- _Your objective_:
Look for the line containing "Write the React, TypeScript" and the line containing "const svgRef = useRef<SVGSVGElement>(null);" in the entries below. Copy those two and all lines between them exactly, leaving out pictures.

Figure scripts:
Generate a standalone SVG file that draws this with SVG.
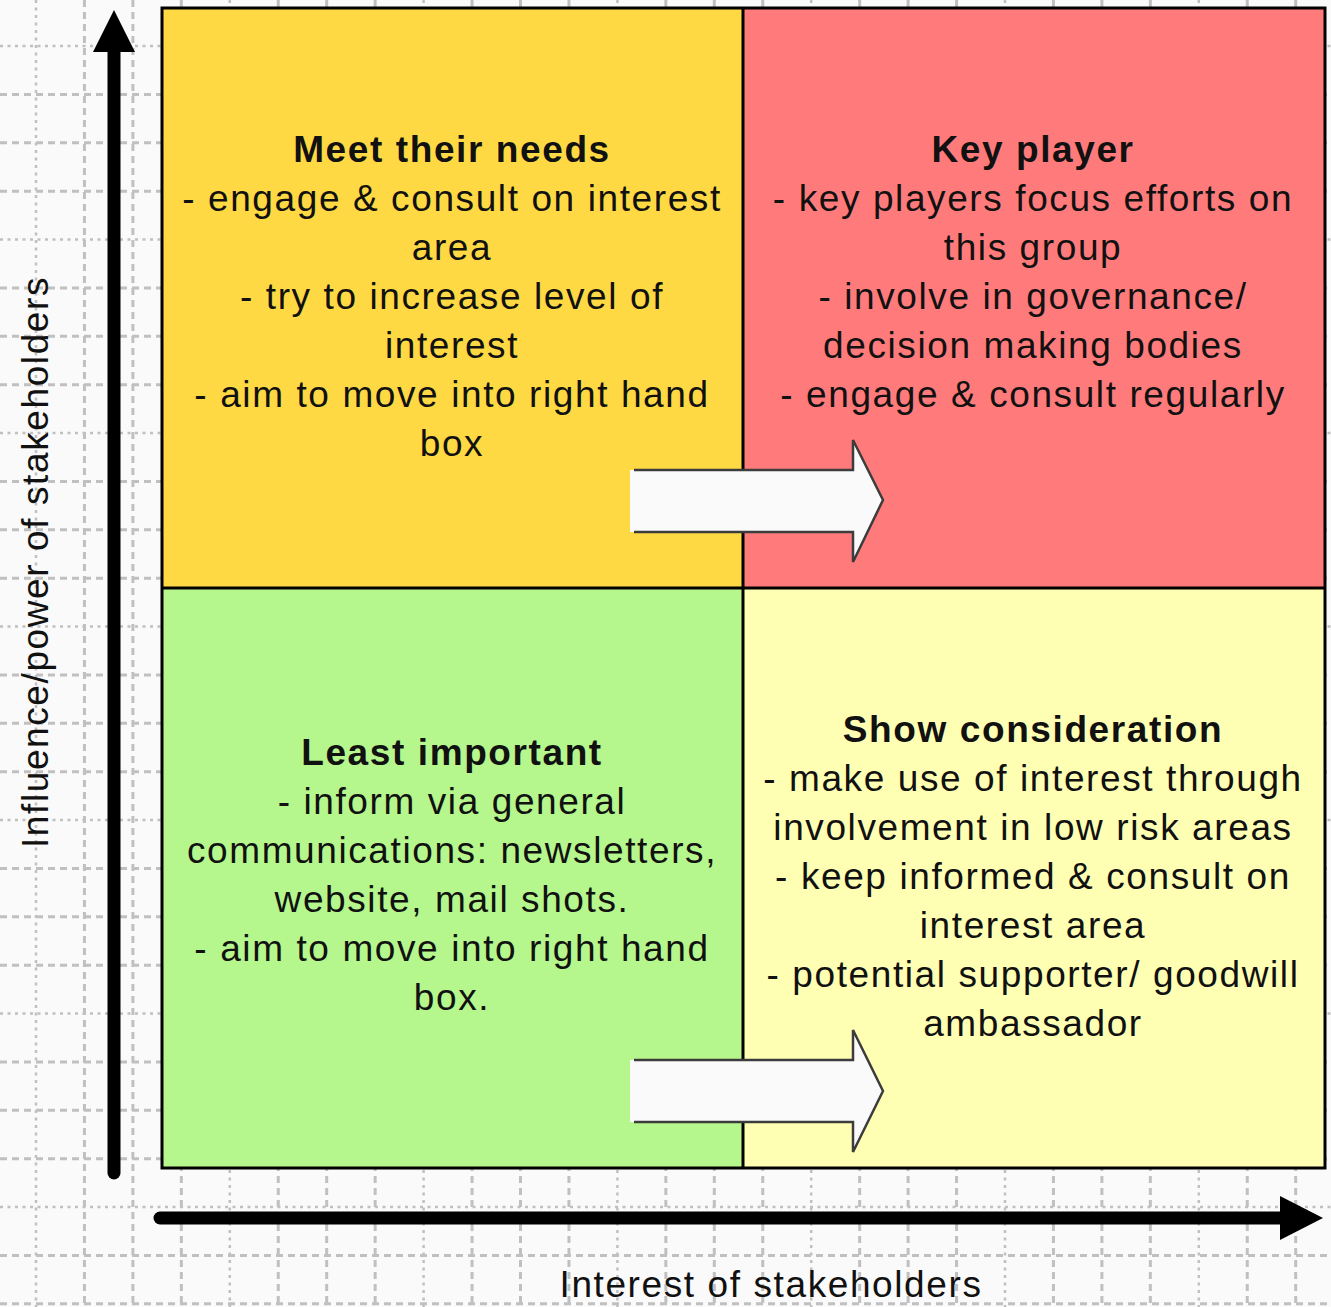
<svg xmlns="http://www.w3.org/2000/svg" width="1331" height="1307" viewBox="0 0 1331 1307">
<style>
.gd{fill:none;stroke:#c0c0c0;stroke-width:3;stroke-dasharray:7 5}
.gt{fill:none;stroke:#c0c0c0;stroke-width:2.5;stroke-dasharray:3 4.5}
.q{stroke:none}
.t{font-family:"Liberation Sans",Arial,sans-serif;font-size:37px;letter-spacing:1.6px;fill:#111;text-anchor:middle}
.b{font-weight:bold}
.blk{fill:#fafafa;stroke:none}
.blko{fill:none;stroke:#3c3c3c;stroke-width:2.5;stroke-linejoin:miter}
</style>
<rect x="0" y="0" width="1331" height="1307" fill="#fafafa"/>
<g id="grid">
<path class="gt" d="M36 0V1307M229.8 0V1307M423.6 0V1307M617.4 0V1307M811.2 0V1307M1005 0V1307M1198.8 0V1307"/>
<path class="gd" d="M84.45 0V1307M132.9 0V1307M181.35 0V1307M278.25 0V1307M326.7 0V1307M375.15 0V1307M472.05 0V1307M520.5 0V1307M568.95 0V1307M665.85 0V1307M714.3 0V1307M762.75 0V1307M859.65 0V1307M908.1 0V1307M956.55 0V1307M1053.45 0V1307M1101.9 0V1307M1150.35 0V1307M1247.25 0V1307M1295.7 0V1307"/>
<path class="gt" d="M0 46H1331M0 239.5H1331M0 433H1331M0 626.5H1331M0 820H1331M0 1013.5H1331M0 1207H1331"/>
<path class="gd" d="M0 94.375H1331M0 142.75H1331M0 191.125H1331M0 287.875H1331M0 336.25H1331M0 384.625H1331M0 481.375H1331M0 529.75H1331M0 578.125H1331M0 674.875H1331M0 723.25H1331M0 771.625H1331M0 868.375H1331M0 916.75H1331M0 965.125H1331M0 1061.875H1331M0 1110.25H1331M0 1158.625H1331M0 1255.375H1331M0 1303.75H1331"/>
</g>
<g id="meet-their-needs">
<rect class="q" x="162" y="8" width="581" height="580" fill="#ffd944"/>
<text class="t b" x="452" y="162">Meet their needs</text>
<text class="t" x="452" y="211">- engage &amp; consult on interest</text>
<text class="t" x="452" y="260">area</text>
<text class="t" x="452" y="309">- try to increase level of</text>
<text class="t" x="452" y="358">interest</text>
<text class="t" x="452" y="407">- aim to move into right hand</text>
<text class="t" x="452" y="456">box</text>
</g>
<g id="key-player">
<rect class="q" x="743" y="8" width="582" height="580" fill="#ff7b7b"/>
<text class="t b" x="1033" y="162">Key player</text>
<text class="t" x="1033" y="211">- key players focus efforts on</text>
<text class="t" x="1033" y="260">this group</text>
<text class="t" x="1033" y="309">- involve in governance/</text>
<text class="t" x="1033" y="358">decision making bodies</text>
<text class="t" x="1033" y="407">- engage &amp; consult regularly</text>
</g>
<g id="least-important">
<rect class="q" x="162" y="588" width="581" height="580" fill="#b5f78c"/>
<text class="t b" x="452" y="765">Least important</text>
<text class="t" x="452" y="814">- inform via general</text>
<text class="t" x="452" y="863">communications: newsletters,</text>
<text class="t" x="452" y="912">website, mail shots.</text>
<text class="t" x="452" y="961">- aim to move into right hand</text>
<text class="t" x="452" y="1010">box.</text>
</g>
<g id="show-consideration">
<rect class="q" x="743" y="588" width="582" height="580" fill="#ffffb4"/>
<text class="t b" x="1033" y="742">Show consideration</text>
<text class="t" x="1033" y="791">- make use of interest through</text>
<text class="t" x="1033" y="840">involvement in low risk areas</text>
<text class="t" x="1033" y="889">- keep informed &amp; consult on</text>
<text class="t" x="1033" y="938">interest area</text>
<text class="t" x="1033" y="987">- potential supporter/ goodwill</text>
<text class="t" x="1033" y="1036">ambassador</text>
</g>
<g id="frame" fill="none" stroke="#000" stroke-width="3">
<rect x="162" y="8" width="1163" height="1160"/>
<path d="M743 8V1168M162 588H1325"/>
</g>
<g id="connectors">
<path d="M114 50V1173" stroke="#000" stroke-width="13" stroke-linecap="round" fill="none"/>
<polygon points="93,52 114,10 135,52" fill="#000"/>
<path d="M160 1218H1285" stroke="#000" stroke-width="13" stroke-linecap="round" fill="none"/>
<polygon points="1280,1196 1323,1218 1280,1240" fill="#000"/>
<polygon class="blk" points="630,470 853,470 853,440 883,500 853,562 853,532 630,532"/>
<polyline class="blko" points="634,470 853,470 853,440 883,500 853,562 853,532 634,532"/>
<polygon class="blk" points="630,1060 853,1060 853,1030 883,1091 853,1152 853,1122 630,1122"/>
<polyline class="blko" points="634,1060 853,1060 853,1030 883,1091 853,1152 853,1122 634,1122"/>
</g>
<g id="axis-labels">
<text class="t" x="0" y="0" transform="translate(48 562) rotate(-90)">Influence/power of stakeholders</text>
<text class="t" x="771" y="1297">Interest of stakeholders</text>
</g>
</svg>
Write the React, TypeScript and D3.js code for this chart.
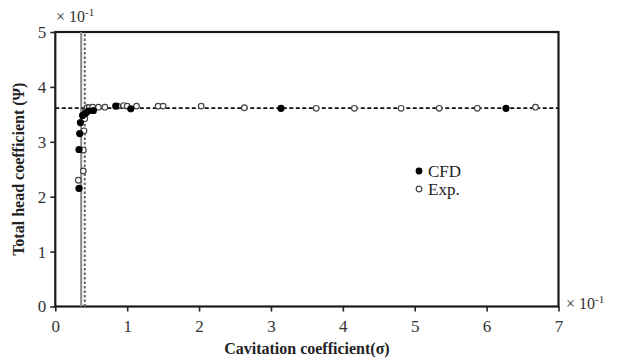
import { useEffect, useRef } from "react";
import * as d3 from "d3";

// values in units of 10^-1
const cfdSigma = [0.33, 0.33, 0.34, 0.35, 0.38, 0.42, 0.46, 0.53, 0.84, 1.05, 3.14, 6.27];
const cfdPsi = [2.15, 2.86, 3.15, 3.35, 3.48, 3.52, 3.56, 3.57, 3.65, 3.6, 3.61, 3.61];

const expSigma = [0.32, 0.39, 0.39, 0.4, 0.41, 0.42, 0.44, 0.47, 0.52, 0.6, 0.69, 0.87, 0.95, 1.0, 1.13, 1.43, 1.5, 2.03, 2.63, 3.63, 4.16, 4.81, 5.34, 5.87, 6.68];
const expPsi = [2.3, 2.47, 2.85, 3.2, 3.42, 3.56, 3.62, 3.62, 3.63, 3.63, 3.63, 3.65, 3.66, 3.65, 3.65, 3.65, 3.65, 3.65, 3.62, 3.61, 3.61, 3.61, 3.61, 3.61, 3.63];

const refPsi = 3.615;
const solidSigma = 0.36;
const dottedSigma = 0.41;

const xTicks = [0, 1, 2, 3, 4, 5, 6, 7];
const yTicks = [0, 1, 2, 3, 4, 5];

const W = 617;
const H = 361;
const FONT = "'Liberation Serif', 'Times New Roman', serif";

const App = () => {
  const svgRef = useRef<SVGSVGElement>(null);

  useEffect(() => {
    const svg = d3.select(svgRef.current);
    svg.selectAll("*").remove();

    const x = d3.scaleLinear().domain([0, 7]).range([55.3, 558.5]);
    const y = d3.scaleLinear().domain([0, 5]).range([306.5, 32]);

    const g = svg.append("g");

    // frame
    g.append("rect")
      .attr("x", x(0)).attr("y", y(5))
      .attr("width", x(7) - x(0)).attr("height", y(0) - y(5))
      .attr("fill", "none").attr("stroke", "#1a1a1a").attr("stroke-width", 2.2);

    // reference lines
    g.append("line")
      .attr("x1", x(solidSigma)).attr("x2", x(solidSigma))
      .attr("y1", y(0)).attr("y2", y(5))
      .attr("stroke", "#8a8a8a").attr("stroke-width", 2);
    g.append("line")
      .attr("x1", x(dottedSigma)).attr("x2", x(dottedSigma))
      .attr("y1", y(0)).attr("y2", y(5))
      .attr("stroke", "#666").attr("stroke-width", 2).attr("stroke-dasharray", "2.5,2");
    g.append("line")
      .attr("x1", x(0)).attr("x2", x(7))
      .attr("y1", y(refPsi)).attr("y2", y(refPsi))
      .attr("stroke", "#111").attr("stroke-width", 1.7).attr("stroke-dasharray", "4,2.5");

    // axes
    const xAxis = g.append("g")
      .attr("transform", `translate(0,${y(0)})`)
      .call(d3.axisBottom(x).tickValues(xTicks).tickSize(5).tickFormat(d3.format("d")));
    const yAxis = g.append("g")
      .attr("transform", `translate(${x(0)},0)`)
      .call(d3.axisLeft(y).tickValues(yTicks).tickSize(5).tickFormat(d3.format("d")));
    [xAxis, yAxis].forEach((a) => {
      a.select(".domain").remove();
      a.selectAll("line").attr("stroke", "#222").attr("stroke-width", 1.6);
      a.selectAll("text").attr("font-family", FONT).attr("font-size", 17).attr("fill", "#333");
    });
    xAxis.selectAll("text").attr("dy", "1.0em");
    yAxis.selectAll("text").attr("x", -9);

    // multiplier labels
    const mult = (tx: number, ty: number) => {
      const t = g.append("text").attr("x", tx).attr("y", ty)
        .attr("font-family", FONT).attr("font-size", 16).attr("fill", "#333");
      t.append("tspan").text("× 10");
      t.append("tspan").attr("dy", -6).attr("font-size", 11).text("-1");
    };
    mult(56, 22);
    mult(566, 309);

    // axis titles
    g.append("text")
      .attr("x", (x(0) + x(7)) / 2).attr("y", 354)
      .attr("text-anchor", "middle")
      .attr("font-family", FONT).attr("font-size", 16).attr("font-weight", "bold").attr("fill", "#222")
      .text("Cavitation coefficient(σ)");
    g.append("text")
      .attr("transform", `translate(24,${y(2.5)}) rotate(-90)`)
      .attr("text-anchor", "middle")
      .attr("font-family", FONT).attr("font-size", 16).attr("font-weight", "bold").attr("fill", "#222")
      .text("Total head coefficient (Ψ)");

    // data points
    g.selectAll(".exp")
      .data(expSigma.map((s, i) => [s, expPsi[i]]))
      .join("circle")
      .attr("cx", (d) => x(d[0])).attr("cy", (d) => y(d[1]))
      .attr("r", 2.8).attr("fill", "#fff").attr("stroke", "#444").attr("stroke-width", 1.2);
    g.selectAll(".cfd")
      .data(cfdSigma.map((s, i) => [s, cfdPsi[i]]))
      .join("circle")
      .attr("cx", (d) => x(d[0])).attr("cy", (d) => y(d[1]))
      .attr("r", 3.6).attr("fill", "#000");

    // legend
    const lg = g.append("g").attr("transform", "translate(419,171)");
    lg.append("circle").attr("cx", 0).attr("cy", 0).attr("r", 3.4).attr("fill", "#000");
    lg.append("text").attr("x", 9).attr("y", 5.5).attr("font-family", FONT).attr("font-size", 17).attr("fill", "#222").text("CFD");
    lg.append("circle").attr("cx", 0).attr("cy", 18).attr("r", 2.8).attr("fill", "#fff").attr("stroke", "#444").attr("stroke-width", 1.2);
    lg.append("text").attr("x", 9).attr("y", 23.5).attr("font-family", FONT).attr("font-size", 17).attr("fill", "#222").text("Exp.");
  }, []);

  return (
    <svg ref={svgRef} width={W} height={H}
      style={{ position: "absolute", left: 0, top: 0, background: "#fff" }} />
  );
};

export default App;
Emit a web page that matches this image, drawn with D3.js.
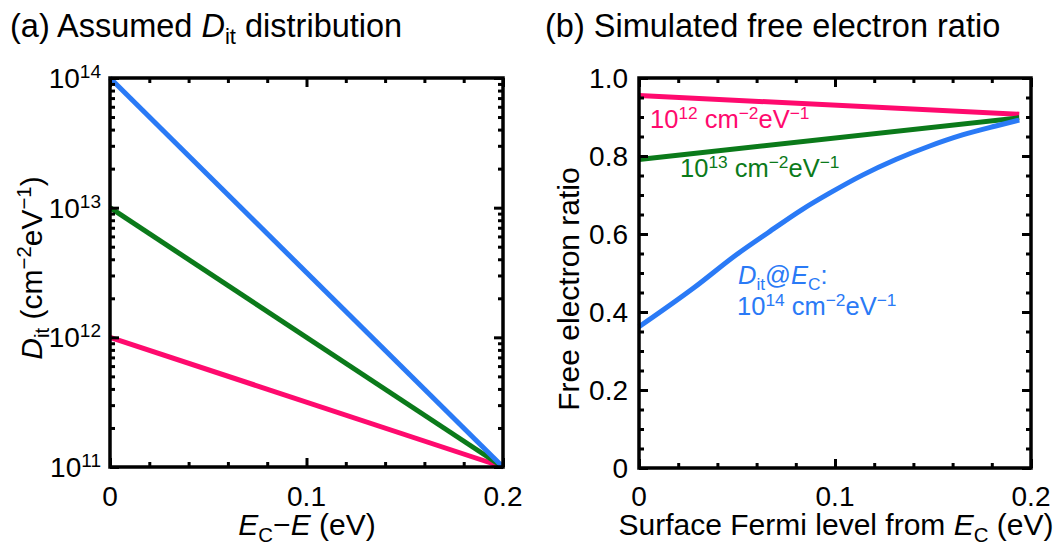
<!DOCTYPE html>
<html>
<head>
<meta charset="utf-8">
<script src="https://cdn.jsdelivr.net/npm/d3@7"></script>
<style>
  body { margin: 0; background: #fff; }
  svg { font-family: "Liberation Sans", Arial, sans-serif; }
</style>
</head>
<body>
<div id="chart"></div>
<script>
// ---- data ----
// panel (a): Dit vs EC-E, straight lines on the log axis
const energyA = [0, 0.2];
const ditPink = [1e12, 1e11];
const ditGreen = [1e13, 1e11];
const ditBlue = [1e14, 1e11];
const logTickValues = [1e11, 1e12, 1e13, 1e14];
const logTickExp = ["11", "12", "13", "14"];

// panel (b): free electron ratio vs surface Fermi level
const fermiEnds = [0, 0.194];
const ratioPink = [0.955, 0.907];
const ratioGreen = [0.791, 0.898];
const fermiBlue = [0, 0.028, 0.050, 0.066, 0.083, 0.097, 0.114, 0.131, 0.148, 0.165, 0.182, 0.194];
const ratioBlue = [0.362, 0.462, 0.548, 0.604, 0.662, 0.704, 0.751, 0.791, 0.825, 0.854, 0.877, 0.892];
const ratioTicks = [0, 0.2, 0.4, 0.6, 0.8, 1.0];
const ratioTickLabels = ["0", "0.2", "0.4", "0.6", "0.8", "1.0"];

const xTicks = [0, 0.1, 0.2];
const xTickLabels = ["0", "0.1", "0.2"];

const pink = "#ff0a6e", green = "#0b7a1a", blue = "#2a7af6";

const W = 1057, H = 546;
const svg = d3.select("#chart").append("svg").attr("width", W).attr("height", H);

// text with sub/superscripts: parts = [[text, mode]] mode: "", "sup", "sub", "i"
function rich(g, x, y, fs, parts, opts) {
  opts = opts || {};
  let t = g.append("text")
    .attr("x", x).attr("y", y)
    .attr("font-size", fs)
    .attr("fill", opts.fill || "#000")
    .attr("text-anchor", opts.anchor || "start");
  if (opts.transform) t.attr("transform", opts.transform);
  let shift = 0;
  parts.forEach(p => {
    let mode = p[1] || "";
    let target = 0, size = fs;
    if (mode == "sup") { target = -0.36 * fs; size = 0.68 * fs; }
    if (mode == "sub") { target = 0.22 * fs; size = 0.68 * fs; }
    let ts = t.append("tspan").text(p[0])
      .attr("font-size", size)
      .attr("dy", target - shift);
    if (mode == "i") ts.attr("font-style", "italic");
    shift = target;
  });
  return t;
}

function frameAndTicks(g, x, y, xMinor, yMajor, yMinor) {
  const [x0, x1] = x.range();
  const [y0, y1] = y.range();
  const major = 9, minor = 5;

  // bottom / top
  g.append("g").attr("transform", `translate(0,${y0})`)
    .call(d3.axisBottom(x).tickValues(xTicks).tickSize(-major).tickFormat(""));
  g.append("g").attr("transform", `translate(0,${y0})`)
    .call(d3.axisBottom(x).tickValues(xMinor).tickSize(-minor).tickFormat(""));
  g.append("g").attr("transform", `translate(0,${y1})`)
    .call(d3.axisTop(x).tickValues(xTicks).tickSize(-major).tickFormat(""));
  g.append("g").attr("transform", `translate(0,${y1})`)
    .call(d3.axisTop(x).tickValues(xMinor).tickSize(-minor).tickFormat(""));
  // left / right
  g.append("g").attr("transform", `translate(${x0},0)`)
    .call(d3.axisLeft(y).tickValues(yMajor).tickSize(-major).tickFormat(""));
  g.append("g").attr("transform", `translate(${x0},0)`)
    .call(d3.axisLeft(y).tickValues(yMinor).tickSize(-minor).tickFormat(""));
  g.append("g").attr("transform", `translate(${x1},0)`)
    .call(d3.axisRight(y).tickValues(yMajor).tickSize(-major).tickFormat(""));
  g.append("g").attr("transform", `translate(${x1},0)`)
    .call(d3.axisRight(y).tickValues(yMinor).tickSize(-minor).tickFormat(""));

  g.selectAll(".domain").remove();
  g.selectAll(".tick line").attr("stroke", "#000").attr("stroke-width", 3);

  g.append("rect")
    .attr("x", x0).attr("y", y1)
    .attr("width", x1 - x0).attr("height", y0 - y1)
    .attr("fill", "none").attr("stroke", "#000").attr("stroke-width", 3.5);
}

function addLine(g, xs, ys, x, y, color, curve) {
  const pts = xs.map((v, i) => [v, ys[i]]);
  g.append("path")
    .datum(pts)
    .attr("fill", "none")
    .attr("stroke", color)
    .attr("stroke-width", 5)
    .attr("d", d3.line().x(d => x(d[0])).y(d => y(d[1])).curve(curve || d3.curveLinear));
}

const xMinorTicks = d3.range(0.02, 0.2, 0.02).filter(v => Math.abs(v - 0.1) > 1e-6);
const tickFs = 28, labelFs = 30, titleFs = 32.5, noteFs = 25.5;

// ---------------- panel (a) ----------------
let ga = svg.append("g");
let xa = d3.scaleLinear().domain([0, 0.2]).range([110, 503]);
let ya = d3.scaleLog().domain([1e11, 1e14]).range([467, 78]);

let logMinor = [];
[1e11, 1e12, 1e13].forEach(dec => { for (let k = 2; k <= 9; k++) logMinor.push(dec * k); });

let lines_a = ga.append("g");
addLine(lines_a, energyA, ditPink, xa, ya, pink);
addLine(lines_a, energyA, ditGreen, xa, ya, green);
addLine(lines_a, energyA, ditBlue, xa, ya, blue);
frameAndTicks(ga, xa, ya, xMinorTicks, logTickValues, logMinor);

logTickValues.forEach((v, i) => {
  rich(ga, 101, ya(v) + 10, tickFs, [["10"], [logTickExp[i], "sup"]], { anchor: "end" });
});
xTicks.forEach((v, i) => {
  ga.append("text").attr("x", xa(v)).attr("y", 506).attr("font-size", tickFs)
    .attr("text-anchor", "middle").text(xTickLabels[i]);
});
rich(ga, 307, 535, labelFs, [["E", "i"], ["C", "sub"], ["\u2212"], ["E", "i"], [" (eV)"]], { anchor: "middle" });
rich(ga, 0, 0, labelFs,
  [["D", "i"], ["it", "sub"], [" (cm"], ["\u22122", "sup"], ["eV"], ["\u22121", "sup"], [")"]],
  { anchor: "middle", transform: "translate(42,268) rotate(-90)" });
rich(ga, 10, 37, titleFs, [["(a) Assumed "], ["D", "i"], ["it", "sub"], [" distribution"]]);

// ---------------- panel (b) ----------------
let gb = svg.append("g");
let xb = d3.scaleLinear().domain([0, 0.2]).range([639, 1031]);
let yb = d3.scaleLinear().domain([0, 1]).range([468, 78]);
let ratioMinor = d3.range(0.05, 1, 0.05).filter(v => Math.abs(v / 0.2 - Math.round(v / 0.2)) > 1e-6);

let lines_b = gb.append("g");
addLine(lines_b, fermiEnds, ratioPink, xb, yb, pink);
addLine(lines_b, fermiEnds, ratioGreen, xb, yb, green);
addLine(lines_b, fermiBlue, ratioBlue, xb, yb, blue, d3.curveMonotoneX);
frameAndTicks(gb, xb, yb, xMinorTicks, ratioTicks, ratioMinor);

ratioTicks.forEach((v, i) => {
  gb.append("text").attr("x", 628).attr("y", yb(v) + 10).attr("font-size", tickFs)
    .attr("text-anchor", "end").text(ratioTickLabels[i]);
});
xTicks.forEach((v, i) => {
  gb.append("text").attr("x", xb(v)).attr("y", 506).attr("font-size", tickFs)
    .attr("text-anchor", "middle").text(xTickLabels[i]);
});
rich(gb, 836, 535, labelFs, [["Surface Fermi level from "], ["E", "i"], ["C", "sub"], [" (eV)"]], { anchor: "middle" });
gb.append("text").attr("transform", "translate(579,289) rotate(-90)")
  .attr("font-size", labelFs).attr("text-anchor", "middle").text("Free electron ratio");
rich(gb, 545, 37, titleFs, [["(b) Simulated free electron ratio"]]);

// annotations
rich(gb, 650, 128, noteFs, [["10"], ["12", "sup"], [" cm"], ["\u22122", "sup"], ["eV"], ["\u22121", "sup"]], { fill: pink });
rich(gb, 680, 177, noteFs, [["10"], ["13", "sup"], [" cm"], ["\u22122", "sup"], ["eV"], ["\u22121", "sup"]], { fill: green });
rich(gb, 738, 284, noteFs, [["D", "i"], ["it", "sub"], ["@"], ["E", "i"], ["C", "sub"], [":"]], { fill: blue });
rich(gb, 737, 315, noteFs, [["10"], ["14", "sup"], [" cm"], ["\u22122", "sup"], ["eV"], ["\u22121", "sup"]], { fill: blue });
</script>
</body>
</html>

- _Full output_:
Write the React, TypeScript and D3.js code for this chart.
import { useEffect, useRef } from "react";
import * as d3 from "d3";

// values in units of 10^-1
const cfdSigma = [0.33, 0.33, 0.34, 0.35, 0.38, 0.42, 0.46, 0.53, 0.84, 1.05, 3.14, 6.27];
const cfdPsi = [2.15, 2.86, 3.15, 3.35, 3.48, 3.52, 3.56, 3.57, 3.65, 3.6, 3.61, 3.61];

const expSigma = [0.32, 0.39, 0.39, 0.4, 0.41, 0.42, 0.44, 0.47, 0.52, 0.6, 0.69, 0.87, 0.95, 1.0, 1.13, 1.43, 1.5, 2.03, 2.63, 3.63, 4.16, 4.81, 5.34, 5.87, 6.68];
const expPsi = [2.3, 2.47, 2.85, 3.2, 3.42, 3.56, 3.62, 3.62, 3.63, 3.63, 3.63, 3.65, 3.66, 3.65, 3.65, 3.65, 3.65, 3.65, 3.62, 3.61, 3.61, 3.61, 3.61, 3.61, 3.63];

const refPsi = 3.615;
const solidSigma = 0.36;
const dottedSigma = 0.41;

const xTicks = [0, 1, 2, 3, 4, 5, 6, 7];
const yTicks = [0, 1, 2, 3, 4, 5];

const W = 617;
const H = 361;
const FONT = "'Liberation Serif', 'Times New Roman', serif";

const App = () => {
  const svgRef = useRef<SVGSVGElement>(null);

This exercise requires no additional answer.